The agreement Savader signed does give Juno the option to pay him in cash instead of in shares. However, the numbers emailed to him today, and to a driver contacted by the New York Observer, suggest that Juno has priced the shares at less than 2 cents apiece. That’s not even a tenth of the $0.20 share price Juno advertised to drivers in recruiting materials last summer. Two other contracts seen by Quartz offered $100 payments for 1,604 and 3,580 shares respectively, or 2.8 cents and 6.2 cents per share, suggesting that there may have been a minimum payment of $100.
“Juno promised us a future and they took it away from us,” Savader told Quartz.
Keren Kessel, a Juno spokeswoman, said in an email that the company’s stock program is being replaced with a “new cash incentive plan” for drivers who continue with Juno and agree to the terms. She declined to elaborate on what that plan would look like. Drivers who earned stock eligibility under Juno’s RSU plan “are getting anything from $25 to a four-digit number,” Kessel said. “Lots of drivers are having their payment rounded up,” she added. She did not respond to calls and emails asking about the apparent discrepancies between the advertised RSU price and the prices offered to drivers. A spokesperson for Gett also did not respond.
Juno was said to have raised $30 million from investors. Among them was Rakuten, the Japanese e-commerce company. It had previously acquired Viber, a voice-messaging startup also founded by Marco, for $900 million. In October 2016, Reuters reported that Juno was seeking another $50 million and looking to expand beyond New York City.
The company put considerable effort in trying to gain a foothold in New York’s ride-hailing market. Before it launched, Juno signed up drivers and paid them $25 per week just to keep its app on while they worked for other ride services, like Uber. The company rented an office on the 47th floor of One World Trade Center in downtown Manhattan and hired a team of “onboarding specialists” made up largely of former Apple Store employees. To entice riders, it offered discounts as high as 35%.

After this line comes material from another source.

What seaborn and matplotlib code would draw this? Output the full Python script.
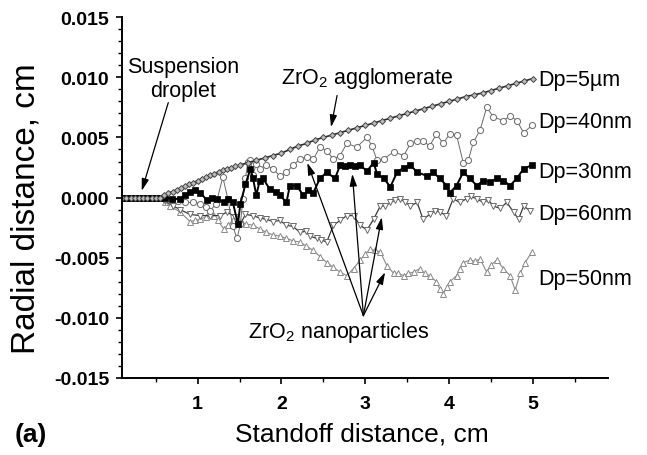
import matplotlib
matplotlib.use("Agg")
import matplotlib.pyplot as plt
import seaborn as sns
import numpy as np
from matplotlib.ticker import MultipleLocator, FixedLocator, FuncFormatter

# ---------------- data ----------------
x_flat = [0.10, 0.15, 0.20, 0.25, 0.30, 0.35, 0.40, 0.45, 0.50, 0.55]
y_flat = [0.0, 0.0, 0.0, 0.0, 0.0, 0.0, 0.0, 0.0, 0.0, 0.0]

x_5um = [0.60, 0.65, 0.70, 0.75, 0.80, 0.85, 0.90, 0.95, 1.00,
         1.05, 1.10, 1.15, 1.20, 1.25, 1.30, 1.35, 1.40, 1.45, 1.50,
         1.60, 1.70, 1.80, 1.90, 2.00,
         2.10, 2.20, 2.30, 2.40, 2.50, 2.60, 2.70, 2.80, 2.90, 3.00,
         3.10, 3.20, 3.30, 3.40, 3.50, 3.60, 3.70, 3.80, 3.90, 4.00,
         4.10, 4.20, 4.30, 4.40, 4.50, 4.60, 4.70, 4.80, 4.90, 5.00]
y_5um = [0.0002, 0.00035, 0.0005, 0.00065, 0.0008, 0.00095, 0.0011, 0.00125, 0.0014,
         0.00155, 0.0017, 0.00185, 0.0020, 0.00215, 0.0023, 0.0024, 0.0025, 0.0026, 0.0027,
         0.0029, 0.0031, 0.0033, 0.0035, 0.0037,
         0.0040, 0.0043, 0.0045, 0.0048, 0.0050, 0.0052, 0.0054, 0.0056, 0.0058, 0.0060,
         0.0062, 0.0064, 0.0066, 0.0068, 0.0070, 0.0072, 0.0074, 0.0076, 0.0078, 0.0080,
         0.0082, 0.0084, 0.00855, 0.0087, 0.0089, 0.0091, 0.0093, 0.0095, 0.0097, 0.0099]

x_40 = [0.61, 0.67, 0.76, 0.85, 0.94, 1.03, 1.10, 1.15, 1.22, 1.30,
        1.36, 1.42, 1.47, 1.51, 1.54, 1.57, 1.60, 1.63, 1.66, 1.70,
        1.74, 1.82, 1.90, 1.98, 2.06, 2.14, 2.22, 2.30, 2.38, 2.46,
        2.54, 2.62, 2.70, 2.78, 2.90, 3.02, 3.08, 3.14, 3.22, 3.34,
        3.46, 3.54, 3.62, 3.69, 3.77, 3.85, 3.93, 4.01, 4.09, 4.17,
        4.23, 4.29, 4.37, 4.45, 4.53, 4.65, 4.73, 4.81, 4.89, 4.99]
y_40 = [-0.0001, -0.0002, -0.0003, -0.0004, -0.0004, -0.0005, -0.0008, -0.0011, -0.0005, 0.0017,
        -0.0001, -0.0024, -0.0034, -0.0022, -0.0001, 0.0016, 0.0030, 0.0031, 0.0019, 0.0028,
        0.0024, 0.0027, 0.0024, 0.0018, 0.0021, 0.0027, 0.0032, 0.0034, 0.0032, 0.0042,
        0.0039, 0.0032, 0.0035, 0.0045, 0.0042, 0.0050, 0.0043, 0.0031, 0.0032, 0.0038,
        0.0035, 0.0045, 0.0047, 0.0047, 0.0043, 0.0053, 0.0045, 0.0053, 0.0052, 0.0029,
        0.0031, 0.0046, 0.0056, 0.0075, 0.0067, 0.0064, 0.0068, 0.0064, 0.0054, 0.0060]

x_30 = [0.61, 0.69, 0.79, 0.85, 0.91, 0.97, 1.03, 1.11, 1.17, 1.23,
        1.31, 1.36, 1.42, 1.48, 1.51, 1.57, 1.63, 1.66, 1.70, 1.74,
        1.78, 1.86, 1.94, 1.98, 2.06, 2.10, 2.18, 2.26, 2.32, 2.38,
        2.46, 2.54, 2.64, 2.70, 2.76, 2.82, 2.88, 2.94, 3.02, 3.10,
        3.14, 3.22, 3.30, 3.38, 3.46, 3.54, 3.62, 3.74, 3.81, 3.89,
        3.97, 4.01, 4.09, 4.17, 4.25, 4.33, 4.41, 4.49, 4.57, 4.65,
        4.73, 4.81, 4.89, 4.99]
y_30 = [0.0, -0.0001, -0.0001, 0.0002, 0.0005, 0.0006, 0.0004, -0.0002, 0.0, -0.0001,
        -0.0004, -0.0001, -0.0004, -0.0022, -0.0005, 0.0011, 0.0024, 0.0016, 0.0002, 0.0014,
        0.0016, 0.0007, 0.0005, 0.0002, -0.0004, 0.0010, 0.0010, 0.0002, 0.0006, 0.0004,
        0.0016, 0.0021, 0.0016, 0.0027, 0.0026, 0.0027, 0.0026, 0.0027, 0.0022, 0.0029,
        0.0020, 0.0016, 0.0009, 0.0021, 0.0025, 0.0027, 0.0021, 0.0018, 0.0021, 0.0016,
        0.0010, 0.0004, 0.0010, 0.0021, 0.0016, 0.0010, 0.0014, 0.0013, 0.0016, 0.0014,
        0.0010, 0.0016, 0.0024, 0.0027]

x_60 = [0.61, 0.71, 0.79, 0.91, 1.03, 1.15, 1.27, 1.35, 1.45, 1.51,
        1.57, 1.66, 1.74, 1.82, 1.90, 1.98, 2.06, 2.14, 2.22, 2.29,
        2.34, 2.42, 2.47, 2.54, 2.62, 2.70, 2.78, 2.86, 2.94, 3.02,
        3.10, 3.18, 3.24, 3.30, 3.36, 3.42, 3.48, 3.54, 3.62, 3.69,
        3.77, 3.83, 3.89, 3.97, 4.05, 4.13, 4.21, 4.26, 4.33, 4.41,
        4.47, 4.53, 4.61, 4.69, 4.77, 4.83, 4.89, 4.97]
y_60 = [-0.0003, -0.0007, -0.0010, -0.0014, -0.0015, -0.0015, -0.0015, -0.0012, -0.0016, -0.0022,
        -0.0014, -0.0015, -0.0017, -0.0018, -0.0020, -0.0019, -0.0023, -0.0024, -0.0029, -0.0028,
        -0.0032, -0.0034, -0.0035, -0.0037, -0.0023, -0.0019, -0.0015, -0.0015, -0.0023, -0.0027,
        -0.0018, -0.0007, -0.0007, -0.0004, -0.0002, -0.0001, -0.0004, -0.0007, -0.0004, -0.0018,
        -0.0014, -0.0011, -0.0012, -0.0015, -0.0001, -0.0004, -0.0001, 0.0001, -0.0001, -0.0004,
        -0.0002, -0.0007, -0.0009, -0.0004, -0.0012, -0.0018, -0.0007, -0.0011]

x_50 = [0.61, 0.67, 0.79, 0.91, 0.97, 1.03, 1.10, 1.19, 1.24, 1.31,
        1.36, 1.42, 1.51, 1.58, 1.66, 1.74, 1.82, 1.90, 1.98, 2.06,
        2.14, 2.22, 2.29, 2.38, 2.46, 2.54, 2.62, 2.70, 2.78, 2.86,
        2.94, 3.00, 3.06, 3.12, 3.18, 3.26, 3.34, 3.39, 3.46, 3.51,
        3.58, 3.65, 3.71, 3.77, 3.85, 3.89, 3.93, 3.98, 4.01, 4.09,
        4.13, 4.17, 4.25, 4.31, 4.37, 4.45, 4.50, 4.57, 4.65, 4.73,
        4.79, 4.85, 4.91, 4.99]
y_50 = [-0.0004, -0.0007, -0.0012, -0.0020, -0.0019, -0.0018, -0.0016, -0.0015, -0.0019, -0.0026,
        -0.0023, -0.0019, -0.0020, -0.0022, -0.0023, -0.0026, -0.0029, -0.0031, -0.0032, -0.0034,
        -0.0036, -0.0037, -0.0040, -0.0044, -0.0049, -0.0054, -0.0058, -0.0062, -0.0065, -0.0059,
        -0.0052, -0.0047, -0.0043, -0.0044, -0.0045, -0.0057, -0.0063, -0.0063, -0.0065, -0.0063,
        -0.0062, -0.0059, -0.0063, -0.0065, -0.0070, -0.0076, -0.0080, -0.0074, -0.0070, -0.0065,
        -0.0059, -0.0054, -0.0052, -0.0053, -0.0051, -0.0062, -0.0056, -0.0052, -0.0059, -0.0065,
        -0.0077, -0.0063, -0.0054, -0.0045]

series_labels = ["Dp=5\u00b5m", "Dp=40nm", "Dp=30nm", "Dp=60nm", "Dp=50nm"]
label_y = [0.00938, 0.00588, 0.00172, -0.00177, -0.00718]

y_ticks = [-0.015, -0.010, -0.005, 0.000, 0.005, 0.010, 0.015]
x_ticks = [1, 2, 3, 4, 5]

# ---------------- style ----------------
sns.set_style("ticks")
plt.rcParams['font.family'] = ['Liberation Sans', 'DejaVu Sans']
plt.rcParams['text.color'] = 'black'
plt.rcParams['axes.labelcolor'] = 'black'
plt.rcParams['axes.unicode_minus'] = False
plt.rcParams['mathtext.fontset'] = 'custom'
plt.rcParams['mathtext.rm'] = 'Liberation Sans'
plt.rcParams['mathtext.it'] = 'Liberation Sans:italic'
plt.rcParams['mathtext.bf'] = 'Liberation Sans:bold'

fig = plt.figure(figsize=(6.47, 4.56), dpi=100)
ax = fig.add_axes([0.189, 0.169, 0.751, 0.791])

common = dict(ax=ax, sort=False, estimator=None, legend=False)

# Dp = 50 nm (light grey up-triangles)
sns.lineplot(x=x_flat + x_50, y=y_flat + y_50, color="#8a8a8a", linewidth=0.8,
             marker="^", markersize=3.8, markerfacecolor="white",
             markeredgecolor="#8a8a8a", markeredgewidth=0.7, **common)
# Dp = 60 nm (grey down-triangles, dark line)
sns.lineplot(x=x_flat + x_60, y=y_flat + y_60, color="#3a3a3a", linewidth=0.9,
             marker="v", markersize=3.8, markerfacecolor="white",
             markeredgecolor="#6a6a6a", markeredgewidth=0.7, **common)
# Dp = 40 nm (open circles)
sns.lineplot(x=x_flat + x_40, y=y_flat + y_40, color="#6a6a6a", linewidth=0.7,
             marker="o", markersize=4.4, markerfacecolor="white",
             markeredgecolor="#707070", markeredgewidth=0.75, **common)
# Dp = 30 nm (black squares)
sns.lineplot(x=x_flat + x_30, y=y_flat + y_30, color="black", linewidth=1.4,
             marker="s", markersize=4.6, markerfacecolor="black",
             markeredgecolor="black", markeredgewidth=0.5, **common)
# Dp = 5 um (small diamonds)
sns.lineplot(x=x_flat + x_5um, y=y_flat + y_5um, color="#2a2a2a", linewidth=1.2,
             marker="D", markersize=3.0, markerfacecolor="#bdbdbd",
             markeredgecolor="#444444", markeredgewidth=0.7, **common)

# ---------------- axes ----------------
ax.set_xlim(0.1, 5.9)
ax.set_ylim(-0.015, 0.015)
ax.xaxis.set_major_locator(FixedLocator(x_ticks))
ax.xaxis.set_minor_locator(MultipleLocator(0.5))
ax.yaxis.set_major_locator(FixedLocator(y_ticks))
ax.yaxis.set_minor_locator(MultipleLocator(0.001))
ax.xaxis.set_major_formatter(FuncFormatter(lambda v, p: f"{v:.0f}"))
ax.yaxis.set_major_formatter(FuncFormatter(lambda v, p: f"{v:.3f}" if abs(v) > 1e-9 else "0.000"))

sns.despine(ax=ax)
for s in ["left", "bottom"]:
    ax.spines[s].set_linewidth(1.4)
    ax.spines[s].set_color("black")
ax.tick_params(axis="both", which="major", direction="out", length=4.5, width=1.2,
               labelsize=14, colors="black")
ax.tick_params(axis="both", which="minor", direction="out", length=3, width=1.0, colors="black")
ax.tick_params(axis="y", which="major", pad=5)
ax.tick_params(axis="x", which="major", pad=8)
for lab in ax.get_xticklabels() + ax.get_yticklabels():
    lab.set_fontweight("bold")

ax.set_xlabel("Standoff distance, cm", fontsize=19)
ax.set_ylabel("Radial distance, cm", fontsize=24)
ax.xaxis.label.set_va("center")
ax.yaxis.label.set_va("center")
ax.xaxis.set_label_coords(0.494, -0.155)
ax.yaxis.set_label_coords(-0.198, 0.471)

# ---------------- labels & annotations ----------------
for txt, yy in zip(series_labels, label_y):
    ax.text(5.064, yy, txt, fontsize=15.5, ha="left", va="baseline", clip_on=False)

ax.text(0.828, 0.00846, "Suspension\ndroplet", fontsize=15.5, ha="center",
        va="baseline", linespacing=1.15, multialignment="center")
ax.text(2.0, 0.0095, r"ZrO$_\mathregular{2}$ agglomerate", fontsize=15.5, ha="left", va="baseline")
ax.text(1.605, -0.0116, r"ZrO$_\mathregular{2}$ nanoparticles", fontsize=15.5, ha="left", va="baseline")

arrow = dict(arrowstyle="-|>,head_length=0.6,head_width=0.18", color="black", lw=0.9,
             mutation_scale=12, shrinkA=0, shrinkB=0)
ax.annotate("", xy=(0.332, 0.00056), xytext=(0.649, 0.0079), arrowprops=arrow)
ax.annotate("", xy=(2.592, 0.00586), xytext=(2.664, 0.00849), arrowprops=arrow)
tail = (2.978, -0.00982)
for head in [(2.309, 0.00289), (2.846, 0.00197), (3.197, -0.00163), (3.237, -0.00621)]:
    ax.annotate("", xy=head, xytext=tail, arrowprops=arrow)

fig.text(15 / 647, 1 - 435 / 456, "(a)", fontsize=19, fontweight="bold", ha="left", va="center")

fig.savefig("out.png", dpi=100)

At a driver recruitment meeting I attended last June, a chipper woman named Megan spoke to nine prospective drivers about Juno’s business model and vision. “Juno is for drivers,” Megan said, in the tone of someone delivering a practiced sales pitch. “Uber is on record saying, ‘I don’t care about you guys … As soon as we get driverless cars we’re going to deactivate you.” At Juno, she continued, “you’re going to have stock in this driverless car company, so even when you’re not driving for us anymore, you’ll still be making money.” The title on the slide behind her read, “True partnership.”
Despite those efforts, Juno trailed well behind its competitors in the New York market as of February, according to ride data published the Taxi and Limousine Commission, the local taxi authority. In the week beginning Feb. 19, Juno completed 170,000 trips, compared to Uber’s 1.7 million and Lyft’s 390,000. Only two services reported fewer trips that week: Via, a a carpooling service that operates only in some parts of the city, and Gett, with 68,000.